Entendemos que, com o agravamento das condições de vida dos trabalhadores e com a geração e concentração de riqueza cada vez maiores, há um limite que está sendo ultrapassado e é a origem desta crise. Por outro lado, as altas tarifas e a redução da qualidade dos serviços públicos afeta toda população e isso é uma grande contradição, pois os grandes empresários querem fazer o povo pagar a conta.

A outra questão é o agravamento da situação ambiental. As grandes corporações são as responsáveis pela destruição cada vez maior de nosso planeta e agora querem que o clima se torne em mais uma mercadoria para que possam privatizar as florestas, os rios e todas as fontes de energia. Os mecanismos que o capitalismo verde está se apontando como alternativa não nos serve, ao contrário, está cada vez mais destruindo o planeta, e a prova disso são as hidrelétricas, que nesta política entram como fonte de geração de energia limpa e sustentável e na verdade não é, muita violação e destruição está por trás das barragens. Nós, atingidos por barragens, somos prova real e concreta disso.

A luta contra as privatizações e a retomada daquilo que já foi privatizado é outra estratégia importante que devemos avançar. O capital quer se apropriar de toda a cadeia de energia, quer o controle total e por isso vão pressionar por mais privatizações e quanto mais privatização mais transferência de riqueza para os grandes capitalistas. Portanto, entendemos que nossa unidade deve ser tão grande quanto o necessário para impedir o avanço das apropriações privadas, tanto sobre o patrimônio público estatal como sobre os recursos e bens naturais.

 

Para encerrar, no entendimento das lideranças do MAB, o que é central para acumular forças e avançar na luta de classes no âmbito internacional?

A questão fundamental para enfrentar isso não está na matriz da energia, ou seja, o central não está em sermos a favor de uma ou outra matriz. O fundamental é a luta para mudar o modelo, que significa mudar quem controla a energia, já que atualmente os donos da energia no Brasil e no mundo são os mesmos e não querem melhorar a situação de vida, nem dos atingidos pelas obras, nem dos trabalhadores da energia. Também é central mudar o sistema de tarifas, ou seja, os ricos precisam pagar mais pela energia consumida e os pobres menos, justamente o contrário do que vivemos hoje, por isso temos que lutar para mudar.
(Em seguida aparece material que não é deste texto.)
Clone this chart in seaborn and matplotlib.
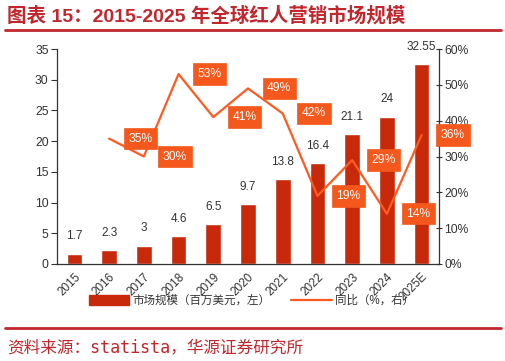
import numpy as np
import pandas as pd
import matplotlib
matplotlib.use("Agg")
import matplotlib.pyplot as plt
import seaborn as sns
from matplotlib.patches import Patch
from matplotlib.lines import Line2D

years = ["2015", "2016", "2017", "2018", "2019", "2020", "2021", "2022", "2023", "2024", "2025E"]
market = [1.7, 2.3, 3.0, 4.6, 6.5, 9.7, 13.8, 16.4, 21.1, 24.0, 32.55]
market_labels = ["1.7", "2.3", "3", "4.6", "6.5", "9.7", "13.8", "16.4", "21.1", "24", "32.55"]
growth = [None, 0.35, 0.30, 0.53, 0.41, 0.49, 0.42, 0.19, 0.29, 0.14, 0.36]
growth_labels = [None, "35%", "30%", "53%", "41%", "49%", "42%", "19%", "29%", "14%", "36%"]

title = "图表 15：2015-2025 年全球红人营销市场规模"
source = "资料来源：statista，华源证券研究所"
legend_bar = "市场规模（百万美元，左）"
legend_line = "同比（%，右）"

sns.set_theme(style="white")
plt.rcParams["font.family"] = ["Liberation Sans", "Noto Sans CJK SC", "DejaVu Sans"]

BAR = "#C8290B"
LINE = "#FF5A1F"
BOX = "#F4581C"
RED = "#C1272D"
TXT = "#333333"

df = pd.DataFrame({"year": years, "market": market, "growth": growth,
                   "pos": np.arange(len(years))})

fig = plt.figure(figsize=(5.06, 3.61), dpi=100)
ax = fig.add_axes([57/506, 1-264/361, (439-57)/506, (264-49)/361])

sns.barplot(data=df, x="year", y="market", color=BAR, width=0.45,
            saturation=1, ax=ax, zorder=2)
ax.bar_label(ax.containers[0], labels=market_labels, padding=8,
             fontsize=8.5, color=TXT)
ax.set_ylim(0, 35)
ax.set_yticks(np.arange(0, 36, 5))
ax.set_xlim(-0.5, len(years) - 0.5)
ax.set_xlabel("")
ax.set_ylabel("")

ax2 = ax.twinx()
dl = df.dropna(subset=["growth"])
sns.lineplot(data=dl, x="pos", y="growth", color=LINE, linewidth=1.6, ax=ax2)
ax2.set_ylim(0, 0.6)
ax2.set_yticks(np.arange(0, 0.61, 0.1))
ax2.set_yticklabels([f"{int(round(v*100))}%" for v in np.arange(0, 0.61, 0.1)])
ax2.set_xlim(-0.5, len(years) - 0.5)
ax2.set_xlabel("")
ax2.set_ylabel("")

for p, g, lab in zip(df["pos"], growth, growth_labels):
    if g is None:
        continue
    ax2.text(p + 0.9, g, lab, ha="center", va="center", color="white",
             fontsize=8.7, zorder=5,
             bbox=dict(boxstyle="square,pad=0.38", fc=BOX, ec=BOX, lw=0.5))

# ticks
ax.set_xticks(df["pos"])
ax.set_xticklabels(years, rotation=45, ha="right", rotation_mode="anchor",
                   fontsize=8.5, color=TXT)
ax.tick_params(axis="x", which="major", length=0, pad=5)
ax.set_xticks(np.arange(-0.5, len(years), 1.0), minor=True)
ax.tick_params(axis="x", which="minor", length=4, width=0.8, color=TXT, direction="out")
ax.tick_params(axis="y", length=4, width=0.8, color=TXT, direction="out",
               labelsize=8.7, labelcolor=TXT, left=True, pad=2)
ax2.tick_params(axis="y", length=4, width=0.8, color=TXT, direction="inout",
                labelsize=8.7, labelcolor=TXT, right=True, pad=2)

for a in (ax, ax2):
    a.spines["top"].set_visible(False)
    for s in ("left", "right", "bottom"):
        a.spines[s].set_color(TXT)
        a.spines[s].set_linewidth(0.9)
ax.spines["right"].set_visible(False)
ax2.spines["left"].set_visible(False)
ax2.spines["bottom"].set_visible(False)

handles = [Patch(color=BAR, label=legend_bar),
           Line2D([0], [0], color=LINE, lw=1.6, label=legend_line)]
fig.legend(handles=handles, loc="center", bbox_to_anchor=(0.497, 1-301/361),
           ncol=2, frameon=False, fontsize=8.3, handlelength=3.5,
           handleheight=0.9, columnspacing=1.8, handletextpad=0.3,
           labelcolor=TXT)

# title and rules
fig.text(7/506, 1-16/361, title, color=RED, fontsize=14, fontweight="bold",
         ha="left", va="center")
fig.add_artist(Line2D([5/506, 501/506], [1-30/361, 1-30/361], color=RED, lw=2))
fig.add_artist(Line2D([5/506, 501/506], [1-328/361, 1-328/361], color=RED, lw=2))
fig.text(7/506, 1-347/361, source, color=RED, fontsize=12, ha="left", va="center",
         family=["DejaVu Sans Mono", "Noto Sans CJK SC"])

fig.savefig("out.png", dpi=100)
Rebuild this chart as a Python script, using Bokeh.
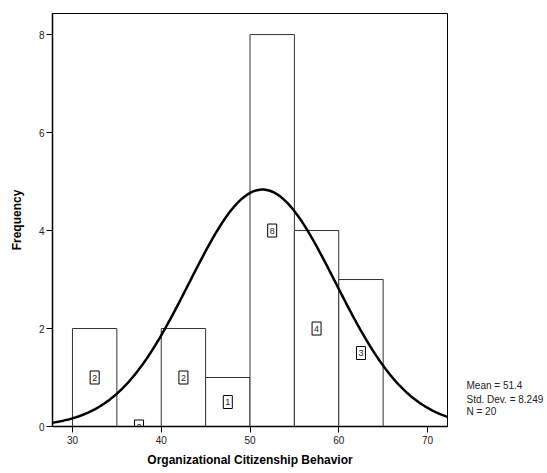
import numpy as np
from bokeh.plotting import figure
from bokeh.models import Range1d, FixedTicker, LinearAxis, ColumnDataSource
from bokeh.core.properties import value
from bokeh.embed import file_html
from bokeh.resources import INLINE

# ---- data ----
bin_left = [30, 35, 40, 45, 50, 55, 60]
bin_right = [35, 40, 45, 50, 55, 60, 65]
counts = [2, 0, 2, 1, 8, 4, 3]
stat_mean = 51.4
stat_sd = 8.249
stat_n = 20
bin_width = 5
x_ticks = [30, 40, 50, 60, 70]
y_ticks = [0, 2, 4, 6, 8]
x_title = "Organizational Citizenship Behavior"
y_title = "Frequency"
stat_lines = ["Mean = 51.4", "Std. Dev. = 8.249", "N = 20"]

FONT = "Liberation Sans"

p = figure(width=547, height=473, output_backend="svg", toolbar_location=None,
           x_range=Range1d(27.75, 72.25), y_range=Range1d(0, 8.43),
           min_border_left=52, min_border_right=100, min_border_top=13,
           min_border_bottom=47)
p.grid.visible = False
p.outline_line_color = "black"
p.outline_line_width = 1
p.background_fill_color = "white"
p.border_fill_color = "white"

# bars
src = ColumnDataSource(dict(left=bin_left, right=bin_right, top=counts,
                            bottom=[0] * len(counts)))
p.quad(left="left", right="right", top="top", bottom="bottom", source=src,
       fill_color="white", line_color="#333333", line_width=1)

# normal curve
xs = np.linspace(27.75, 72.25, 300)
ys = stat_n * bin_width * np.exp(-0.5 * ((xs - stat_mean) / stat_sd) ** 2) / (stat_sd * np.sqrt(2 * np.pi))
p.line(xs, ys, line_color="black", line_width=2.5)

# boxed count labels
centers = [(l + r) / 2 for l, r in zip(bin_left, bin_right)]
mids = [c / 2 for c in counts]
lab = ColumnDataSource(dict(x=centers, y=mids, t=[str(c) for c in counts]))
p.rect(x="x", y="y", width=9, height=13, width_units="screen", height_units="screen",
       source=lab, fill_color="white", line_color="black", line_width=1)
p.text(x="x", y="y", text="t", source=lab, text_font=value(FONT),
       text_font_size="9px", text_align="center", text_baseline="middle",
       text_color="#222222")

# axes
for ax in (p.xaxis[0], p.yaxis[0]):
    ax.axis_line_color = "black"
    ax.axis_line_width = 1.5
    ax.major_tick_line_color = "black"
    ax.major_tick_out = 6
    ax.major_tick_in = 0
    ax.minor_tick_line_color = None
    ax.major_label_text_font = FONT
    ax.major_label_text_font_size = "10px"
    ax.major_label_text_color = "#222222"
    ax.axis_label_text_font = FONT
    ax.axis_label_text_font_size = "12px"
    ax.axis_label_text_font_style = "bold"
    ax.axis_label_text_color = "black"

p.xaxis[0].ticker = FixedTicker(ticks=x_ticks)
p.yaxis[0].ticker = FixedTicker(ticks=y_ticks)
p.xaxis[0].axis_label = x_title
p.yaxis[0].axis_label = y_title
p.xaxis[0].major_label_standoff = 3
p.xaxis[0].axis_label_standoff = 6
p.yaxis[0].major_label_standoff = 2
p.yaxis[0].axis_label_standoff = 12
p.yaxis[0].major_label_orientation = "horizontal"

# stats text: rendered as labels of a bare axis on the right side
stat_pos = [0.827, 0.561, 0.306]
stat_axis = LinearAxis(ticker=FixedTicker(ticks=stat_pos),
                       major_label_overrides={v: t for v, t in zip(stat_pos, stat_lines)},
                       axis_line_color=None, major_tick_line_color=None,
                       minor_tick_line_color=None, major_tick_out=0, major_tick_in=0,
                       major_label_standoff=19,
                       major_label_text_font=FONT, major_label_text_font_size="10px",
                       major_label_text_color="#222222")
p.add_layout(stat_axis, "right")

open("out.html", "w").write(file_html(p, INLINE))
A outra questão é organizar uma estratégia mundial de resistência, que deve estar pautada no fortalecimento das organizações sociais. Entendemos que a luta intencional acontece se houver um intenso processo de organização dos povos, caso contrário, as lutas torna-se espontâneas e pouco se acumula para avançarmos. Neste sentido é que precisamos fortalecer processos de lutas nacionais e internacionais articuladas contra nossos inimigos principais. Ou seja, precisamos caminhar para fazer jornadas de lutas unificadas mundialmente e contra os mesmos inimigos. Por fim, consideramos necessário também desenvolver um intenso processo de formação de nossa militância, para que esteja preparada em alto nível de conhecimento e ideologia.